3. De wet fido staat gemeenten toe leningen te verstrekken uit hoofde van de publieke taak. Aan BV Ontwikkelbedrijf Greenport Venlo is een vaste lening verstrekt ter hoogte van € 19.250.000 en een revolverende kredietfaciliteit met een maximum van € 6.600.000. Daarnaast bevat de portefeuille van verstrekte geldleningen ook nog een aantal woningbouwleningen. Als gevolg van de oprichting van het Waarborgfonds Sociale Woningbouw (WSW) komen hier geen nieuwe leningen meer bij.
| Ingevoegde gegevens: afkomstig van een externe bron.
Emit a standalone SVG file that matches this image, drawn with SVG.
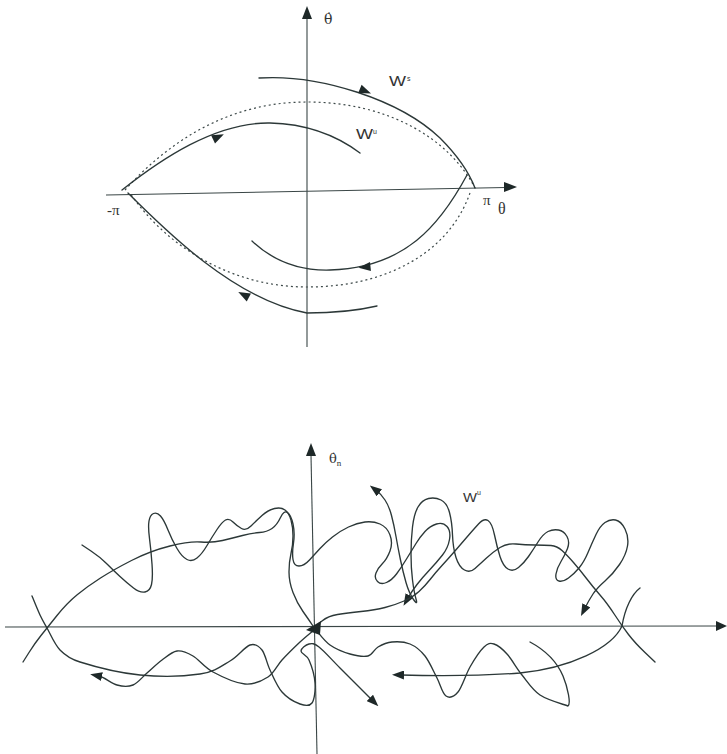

Het restantbedrag van het totaal aan verstrekte geldleningen wordt eind 2020 begroot op € 31.200.000.
4. Debiteurenrisico’s worden in eerste instantie afgedekt via adequaat debiteurenbeheer inclusief aanmanings- en incassotraject. Op vorderingen die moeilijk invorderbaar blijken te zijn vindt, afhankelijk van de invorderingsstatus, een afwaardering plaats via de voorziening dubieuze debiteuren.
Liquiditeitsrisico’s
Het liquiditeitsrisico kan worden omschreven als het risico dat niet kan worden voldaan aan de korte termijn betalingsverplichtingen. Doordat gemeenten in het geval zij niet meer aan haar betalingsverplichtingen kunnen voldoen, een aanvullende uitkering (artikel 12 van de Financiële Verhoudingswet) ontvangen, is het liquiditeitsrisico feitelijk nihil. Echter de artikel 12 status kan worden beschouwd als een faillissement en dit is een status die absoluut niet past binnen het financiële beleid ("het hebben van een duurzaam gezonde financiële huishouding") van de gemeente Venlo. Op liquiditeit wordt derhalve gestuurd en liquiditeitsrisico’s worden gemitigeerd door het hanteren van zowel een kortlopende liquiditeitsplanning als ook een meerjarige liquiditeitsplanning (minimaal 4 jaar).
Valutarisico’s worden uitgesloten door uitsluitend gelden uit te zetten in euro’s en uitsluitend leningen te verstrekken, aan te gaan of te garanderen in euro’s.